The method to installing everything comes in four steps:
• Google Account Manager
• Google Play Services
• Google Service Framework
• Gmail
You add one, reboot the Fire the install the next, and so on. One final reboot and you should be all set.
Only when you try to actually DO anything the Google Service Framework complains, Google Account Manager complains as well … and when you eventually get GMail running you will realize there are no notifications and the app will just sit there until you manually refresh your inbox.
Supposedly some apps work, but from what I have found you are better off just using the preinstalled email app since it handled GMail accounts quite well without errors and with instant notifications.
For many of the services, they will not work until the Kindle Fire HDX is rooted, which will then likely mess with other features of the tablet. So once again, for now my advice is to not even bother trying.
Michael,
I’m not too familiar with the Kindle Fire series of tablets. Has the Google Play store always been inaccessible? It seems as though Amazon is limiting the Fire’s appeal by locking it into its own ecosystem as opposed to allowing free reign as with other Android tablets.
Yes, the Kindle Fire line has always been separate from the Google ecosystem. Amazon maintains their own App Store and ecosystem, and the only option around that is to hack the tablet.
Sent from my iPad
Exactly what Carly said – if you look at the processes running on the Kindle Fire, there are loads of com.amazon.xxx things going on as well as com.android.xx stuff. I think that adding in all of that invasive Google framework stuff is just too much.
And honestly, people love to talk about how Amazon is ‘limiting the Fire’s appeal’ … but what is the #2 selling tablet? Kindle Fire.
Michael,
I was being somewhat ironic in mentioning the “limitations” in creating a private ecosystem within Android. It is curious that Amazon has been so successful with the Kindle Fire line despite eschewing Android’s ethos of end-user customizability as a significant strength. I don’t think success is simply a matter of price-point. I think that most average users of tech prefer a curated experience over the “wild west” that used to be the Google app store. However, Amazon’s success with the e-reader market and the online shopping market in general helps significantly as well.
Michael,
I am curious where you found the data about the Kindle Fire being the #2 selling tablet. From everything I have read about tablet “sales” (since they really only look at shipments per quarter), Samsung still is in a solid second place (obviously, however, they are referring to the entire spectrum of Galaxy tablets, not to a single model). I haven’t seen data that stratifies sales per individual model of tablet; rather, the data seem to be drawn from manufacturers as a whole.

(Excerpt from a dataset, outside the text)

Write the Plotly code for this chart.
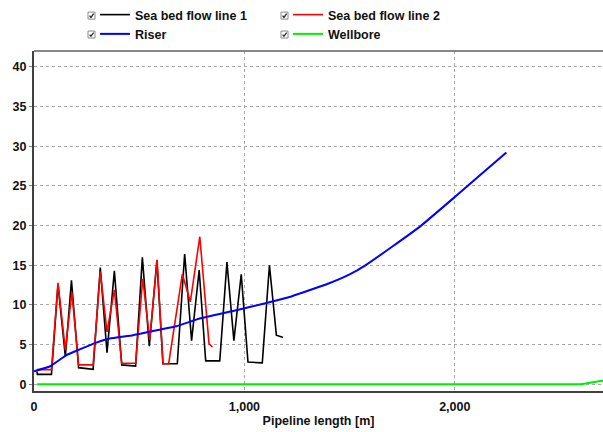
import plotly.graph_objects as go

# ---- data ----
names = ["Sea bed flow line 1", "Sea bed flow line 2", "Riser", "Wellbore"]
colors = ["#000000", "#ff0000", "#0000ff", "#00ee00"]

sb1_x = [14, 16, 83, 114, 149, 178, 212, 281, 315, 347, 382, 417, 483, 515, 548, 584, 613, 681, 716, 749, 785, 816, 883, 917, 950, 985, 1017, 1085, 1119, 1152, 1184]
sb1_y = [1.6, 1.25, 1.25, 12.6, 3.5, 13.1, 2.1, 1.9, 14.7, 4.0, 14.3, 2.45, 2.3, 16.0, 4.8, 15.6, 2.6, 2.6, 16.4, 5.5, 14.4, 2.95, 2.95, 15.4, 5.5, 13.85, 2.8, 2.7, 15.0, 6.2, 5.9]

sb2_x = [14, 83, 114, 149, 180, 212, 281, 315, 347, 382, 417, 483, 517, 550, 585, 613, 640, 705, 743, 788, 832, 848]
sb2_y = [1.85, 1.85, 12.8, 4.3, 11.6, 2.45, 2.45, 14.2, 6.6, 11.9, 2.65, 2.65, 13.3, 5.6, 15.7, 2.6, 2.6, 13.9, 10.4, 18.6, 5.1, 4.7]

riser_x = [0, 75, 154, 217, 296, 360, 471, 582, 677, 788, 946, 1105, 1215, 1262, 1400, 1500, 1575, 1700, 1840, 2000, 2118, 2245]
riser_y = [1.65, 2.25, 3.68, 4.4, 5.25, 5.77, 6.19, 6.82, 7.32, 8.29, 9.25, 10.25, 11.0, 11.43, 12.7, 13.85, 15.0, 17.3, 20.0, 23.6, 26.3, 29.2]

well_x = [15, 2600, 2700, 2760]
well_y = [0, 0, 0.45, 0.7]

x_ticks = [0, 1000, 2000]
x_ticklabels = ["0", "1,000", "2,000"]
y_ticks = [0, 5, 10, 15, 20, 25, 30, 35, 40]

series = [(sb1_x, sb1_y), (sb2_x, sb2_y), (riser_x, riser_y), (well_x, well_y)]
widths = [1.6, 1.6, 2, 2]

W, H = 603, 432
L, R, T, B = 34, 0, 50, 41
pw, ph = W - L - R, H - T - B
FONT = "Liberation Sans, Arial, sans-serif"
FS = 12.5

fig = go.Figure()
for (xs, ys), n, c, w in zip(series, names, colors, widths):
    fig.add_trace(go.Scatter(x=xs, y=ys, mode="lines", name=n,
                             line=dict(color=c, width=w, shape="spline", smoothing=0.3 if n == "Riser" else 0)))

def pp(px, py):
    return (px - L) / pw, (H - B - py) / ph

shapes = []
# top border
shapes.append(dict(type="line", xref="paper", yref="paper", x0=0, x1=1, y0=1, y1=1,
                   line=dict(color="#606060", width=1.5)))

# legend check boxes (decorative, like the original UI)
box_cols = [88, 281]
box_rows = [14.5, 33.5]
for by in box_rows:
    for bx in box_cols:
        x0, y0 = pp(bx, by + 3.5)
        x1, y1 = pp(bx + 7, by - 3.5)
        shapes.append(dict(type="rect", xref="paper", yref="paper", x0=x0, y0=y0, x1=x1, y1=y1,
                           line=dict(color="#8a8a8a", width=1), fillcolor="white"))
        a = pp(bx + 1.6, by)
        b = pp(bx + 3.0, by + 1.8)
        c = pp(bx + 5.6, by - 2.0)
        shapes.append(dict(type="path", xref="paper", yref="paper",
                           path=f"M{a[0]},{a[1]} L{b[0]},{b[1]} L{c[0]},{c[1]}",
                           line=dict(color="#222222", width=1.2)))

fig.update_layout(
    width=W, height=H,
    margin=dict(l=L, r=R, t=T, b=B),
    paper_bgcolor="white", plot_bgcolor="white",
    font=dict(family=FONT, size=FS, color="#111111"),
    showlegend=True,
    legend=dict(orientation="h", x=(95 - L) / pw, xanchor="left",
                y=(H - B + 1) / ph, yanchor="top",
                entrywidth=148, entrywidthmode="pixels",
                font=dict(family=FONT, size=FS, color="#111111", weight="bold"),
                bgcolor="rgba(0,0,0,0)", tracegroupgap=0, itemclick=False),
    xaxis=dict(range=[0, pw / 0.2104], tickvals=x_ticks, ticktext=x_ticklabels,
               showgrid=True, gridcolor="#a8a8a8", griddash="dot", gridwidth=1,
               showline=True, linecolor="#404040", linewidth=2,
               ticks="", zeroline=False, ticklabelstandoff=3,
               tickfont=dict(family=FONT, size=FS, color="#111111", weight="bold"),
               title=dict(text="<b>Pipeline length [m]</b>", standoff=3,
                          font=dict(family=FONT, size=FS, color="#111111"))),
    yaxis=dict(range=[-0.84, 42.0], tickvals=y_ticks,
               showgrid=True, gridcolor="#a8a8a8", griddash="dot", gridwidth=1,
               showline=True, linecolor="#404040", linewidth=2,
               ticks="outside", ticklen=3, tickcolor="#808080", zeroline=False,
               tickfont=dict(family=FONT, size=FS, color="#111111", weight="bold")),
    shapes=shapes,
)

fig.write_html("out.html")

It was more specific to the US market …
And I know I am always critical of Samsung (at least since the late 80s since their gov’t supported memory dumping trashed the US companies making memory chips and people I know lost their jobs) … but the way they handle tablet numbers is just atrocious.
Everything dates back to the original Galaxy Tab, where their first year someone estimated 2 million, whereas someone else said it was <200k with heavy returns. The next quarter Samsung went to % increase, and everyone stuck with that 2 million number, so now we have no clue what they are actually selling because it is all based on %s that are calculated from WAGS from 3 years ago! 🙂
Hi Michael I want to ask if this method would be a way of getting purchased apps and games from Google’s Play Store over to the Kindle Fire HDX?
The method doesn’t go that far, and given the flaws already happening I never tried.
Samsung’s government?
Are you talking about South Korea?
Awkward phrase but clear enough “their gov’t supported ” – meaning that the action that followed had complicit support from the government.